I’m interested in how we experience reality as a construct, a seemingly coherent world we piece together from sensory information and images we see internally—memories, fantasies, dreams, associations. Because these constructs are fluid and disjointed, embodying them in visual modes of representation is bound to fail on some level, but I’m interested in that failure, in using incongruous combinations of media to describe the gaps and idiosyncrasies of experience.

In my studio practice, I have worked though these themes in a wide range of media. In my earlier video projects, I handcrafted each on-screen element: masks and costumes for actors, life-size sets, miniatures, theatrical lighting, and in-camera special effects. More recently, I have incorporated digital media: 3D modeling, 3D scanning, animation, motion capture, and VR, mixing and remixing the resulting analog and digital components to create prints, sculptures, paintings, drawings, videos and installations that tease out human experience through contrast with an inhuman one.

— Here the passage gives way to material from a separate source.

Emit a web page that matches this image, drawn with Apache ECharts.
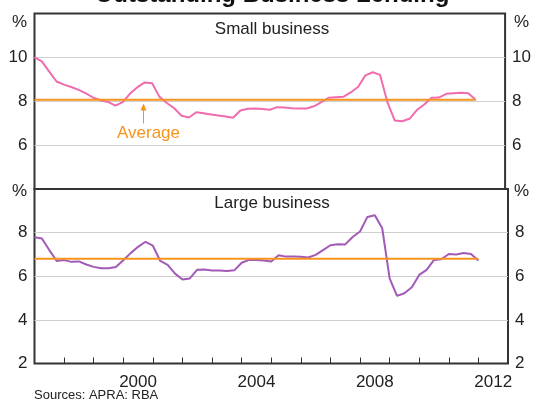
<!DOCTYPE html>
<html>
<head>
<meta charset="utf-8">
<script src="https://cdn.jsdelivr.net/npm/echarts@6/dist/echarts.min.js"></script>
<style>
html, body { margin: 0; padding: 0; background: #fff; }
#main { width: 534px; height: 406px; }
</style>
</head>
<body>
<div id="main"></div>
<script>
// quarterly dates, decimal years
var dates = [
  1997, 1997.25, 1997.5, 1997.75, 1998, 1998.25, 1998.5, 1998.75,
  1999, 1999.25, 1999.5, 1999.75, 2000, 2000.25, 2000.5, 2000.75,
  2001, 2001.25, 2001.5, 2001.75, 2002, 2002.25, 2002.5, 2002.75,
  2003, 2003.25, 2003.5, 2003.75, 2004, 2004.25, 2004.5, 2004.75,
  2005, 2005.25, 2005.5, 2005.75, 2006, 2006.25, 2006.5, 2006.75,
  2007, 2007.25, 2007.5, 2007.75, 2008, 2008.25, 2008.5, 2008.75,
  2009, 2009.25, 2009.5, 2009.75, 2010, 2010.25, 2010.5, 2010.75,
  2011, 2011.25, 2011.5, 2011.75, 2012
]
var smallBusiness = [
  10.0, 9.82, 9.35, 8.9, 8.76, 8.65, 8.52, 8.36,
  8.16, 8.05, 7.97, 7.8, 7.96, 8.35, 8.64, 8.86,
  8.82, 8.2, 7.92, 7.68, 7.34, 7.26, 7.5, 7.45,
  7.4, 7.35, 7.3, 7.25, 7.58, 7.66, 7.67, 7.65,
  7.61, 7.73, 7.71, 7.68, 7.67, 7.67, 7.77, 7.96,
  8.16, 8.18, 8.2, 8.4, 8.65, 9.18, 9.32, 9.2,
  7.95, 7.12, 7.09, 7.2, 7.6, 7.85, 8.16, 8.17,
  8.34, 8.37, 8.39, 8.36, 8.07
]
var largeBusiness = [
  7.79, 7.73, 7.2, 6.7, 6.74, 6.66, 6.68, 6.54,
  6.43, 6.37, 6.37, 6.42, 6.73, 7.06, 7.35, 7.58,
  7.4, 6.7, 6.52, 6.12, 5.85, 5.9, 6.3, 6.31,
  6.26, 6.26, 6.24, 6.27, 6.62, 6.75, 6.75, 6.72,
  6.68, 6.96, 6.9, 6.9, 6.89, 6.86, 6.98, 7.2,
  7.42, 7.47, 7.46, 7.8, 8.05, 8.72, 8.8, 8.2,
  5.9, 5.1, 5.22, 5.5, 6.06, 6.29, 6.75, 6.78,
  7.02, 7.0, 7.07, 7.02, 6.72
]
var smallAverage = 8.07
var largeAverage = 6.8
var yearTicks = [1998, 1999, 2000, 2001, 2002, 2003, 2004, 2005, 2006, 2007, 2008, 2009, 2010, 2011, 2012]
var yearLabels = [2000, 2004, 2008, 2012]

var font = 'Arial, "Liberation Sans", sans-serif'
var textColor = '#222'
var orange = '#F7941D'

var chart = echarts.init(document.getElementById('main'))

function pairs(values) {
  return values.map(function (v, i) { return [dates[i], v] })
}
function avgLine(v) {
  return [[dates[0], v], [dates[dates.length - 1], v]]
}

function yAxis(gridIndex, pos, min, max, grid) {
  return {
    type: 'value',
    gridIndex: gridIndex,
    position: pos,
    min: min,
    max: max,
    interval: 2,
    axisLine: { show: false },
    axisTick: { show: false },
    axisLabel: {
      showMinLabel: gridIndex == 1,
      showMaxLabel: false,
      margin: 7,
      color: textColor,
      fontSize: 17,
      fontFamily: font
    },
    splitLine: {
      show: grid,
      showMinLine: false,
      showMaxLine: false,
      lineStyle: { color: '#cfcfcf', width: 1 }
    }
  }
}

function label(text, x, y, align, size, color, weight) {
  return {
    type: 'text',
    x: x,
    y: y,
    z: 100,
    style: {
      text: text,
      align: align,
      verticalAlign: 'middle',
      fill: color || textColor,
      font: (weight || 'normal') + ' ' + size + 'px ' + font
    }
  }
}

var option = {
  animation: false,
  grid: [
    { left: 34.5, right: 26, top: 13.5, height: 175.5, show: true, borderColor: '#333', borderWidth: 2, backgroundColor: 'transparent' },
    { left: 34.5, right: 26, top: 189, height: 174.5, show: true, borderColor: '#333', borderWidth: 2, backgroundColor: 'transparent' }
  ],
  xAxis: [
    {
      type: 'value', gridIndex: 0, min: 1997, max: 2013,
      axisLine: { show: false }, axisTick: { show: false },
      axisLabel: { show: false }, splitLine: { show: false }
    },
    {
      type: 'value', gridIndex: 1, min: 1997, max: 2013,
      axisLine: { show: false },
      axisTick: {
        show: true, inside: true, length: 6,
        customValues: yearTicks,
        lineStyle: { color: '#333', width: 1 }
      },
      axisLabel: {
        // labels sit in the middle of each year
        customValues: yearLabels.map(function (y) { return y + 0.5 }),
        formatter: function (v) { return String(Math.floor(v)) },
        margin: 10,
        color: textColor,
        fontSize: 17,
        fontFamily: font
      },
      splitLine: { show: false }
    }
  ],
  yAxis: [
    yAxis(0, 'left', 4, 12, true),
    yAxis(0, 'right', 4, 12, false),
    yAxis(1, 'left', 2, 10, true),
    yAxis(1, 'right', 2, 10, false)
  ],
  series: [
    {
      name: 'Small business', type: 'line', xAxisIndex: 0, yAxisIndex: 0,
      data: pairs(smallBusiness), symbol: 'none',
      lineStyle: { color: '#F06CAE', width: 2 }
    },
    {
      name: 'Small average', type: 'line', xAxisIndex: 0, yAxisIndex: 0,
      data: avgLine(smallAverage), symbol: 'none',
      lineStyle: { color: orange, width: 2 }
    },
    {
      name: 'Large business', type: 'line', xAxisIndex: 1, yAxisIndex: 2,
      data: pairs(largeBusiness), symbol: 'none',
      lineStyle: { color: '#A25AB6', width: 2 }
    },
    {
      name: 'Large average', type: 'line', xAxisIndex: 1, yAxisIndex: 2,
      data: avgLine(largeAverage), symbol: 'none',
      lineStyle: { color: orange, width: 2 }
    }
  ],
  graphic: [
    label('Outstanding Business Lending', 272, -5, 'center', 24, '#111', 'bold'),
    label('Small business', 272, 29.5, 'center', 17),
    label('Large business', 272, 203.5, 'center', 17),
    label('%', 27, 22, 'right', 17),
    label('%', 514, 22, 'left', 17),
    label('%', 27, 191, 'right', 17),
    label('%', 514, 191, 'left', 17),
    label('Average', 148.5, 133.5, 'center', 17, orange),
    {
      type: 'line', z: 100,
      shape: { x1: 143.5, y1: 123.5, x2: 143.5, y2: 109 },
      style: { stroke: orange, lineWidth: 1 }
    },
    {
      type: 'polygon', z: 100,
      shape: { points: [[143.5, 103.5], [140.5, 110.5], [146.5, 110.5]] },
      style: { fill: orange }
    },
    label('Sources: APRA: RBA', 34, 395, 'left', 13)
  ]
}

chart.setOption(option)
</script>
</body>
</html>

Because my work is primarily experiential, I want to immerse viewers in it, and use a variety of languages to explore how we slip between physical spaces and internal ones. In several recent pieces, I mapped motion capture footage onto 3D-modeled objects and 3D-scanned sculptures. In mixing digital and analog media, I wanted to create an unsettling tension between the naturalness of body language and the artifice of representation, a tension that mimics human perception: “reality” filtered through interpretation.

My most recent body of work is a group of clay and mixed media wall relief sculptures. Each of these pieces functions as a kind of compilation of platonic forms, an image of language taking shape. The work recalls many of my digital images in a more immediate, visceral, and tactile medium.